Anyway, here’s some pics from the ruin I missed
Apparently these steps were really, really high – ha ha!!
Previously mentioned missing Buddha head
The monks carry gold umbrellas in Cambodia which always looks pretty stunning
The Khmer food was a surprise. I’d not heard great things about the food but it turned out to be pretty good. Quite hearty food. Things like stews and potatoes! Totally not what was expecting. There is a place called the Khmer Kitchen which has 4 or 5 little cafes sprinkled about the place and is good to try.
Burning pots/witches cauldrons
These will always remind me of Cambodia now. They are sat out on the roads outside houses and businesses and are used to burn rubbish. They were being pushed as some kind of ‘eco’ initiative (it’s probably more about keeping Siem Reap looking pretty for tourists – but either way it’s a good thing).
They reminded me of the kids books ‘Meg & Mog’

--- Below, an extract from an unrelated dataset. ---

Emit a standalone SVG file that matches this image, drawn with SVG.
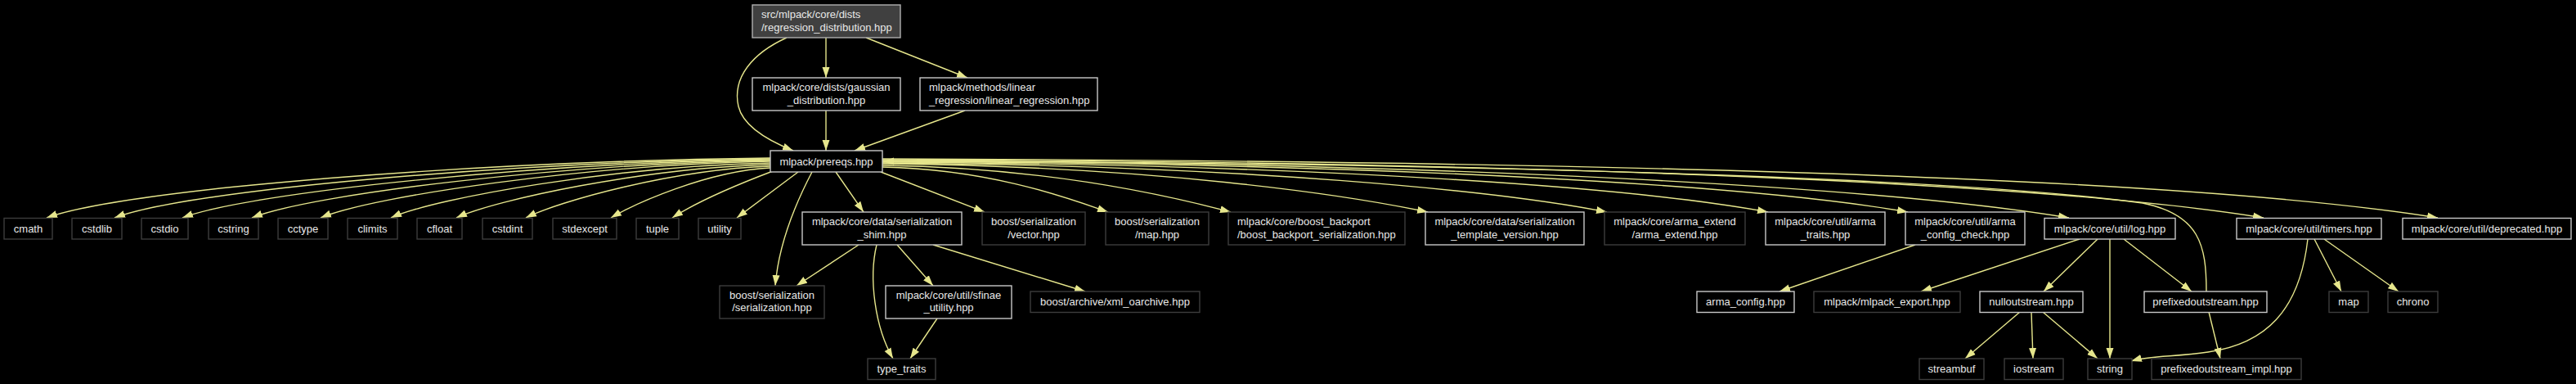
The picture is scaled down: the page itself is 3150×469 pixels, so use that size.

I know it’s cheesy and written and said too much when talking about a place but tough. Coz it really is a big thing. My heart is with the Vietnamese the most – I’ve fallen for them good and proper but Cambodia is a close second. They weirdly seem to have the closest to a British sense of humour. I loved the guy in our Siem Reap hotel who told Mark to look for a blue sack that someone had dropped in the bottom of the pool. Threw Mark for a while. Not used to cheekiness and sarcasm. It’s great. Obviously there are plenty of miserable, mean, rude and grabby people but on the whole people were just genuine.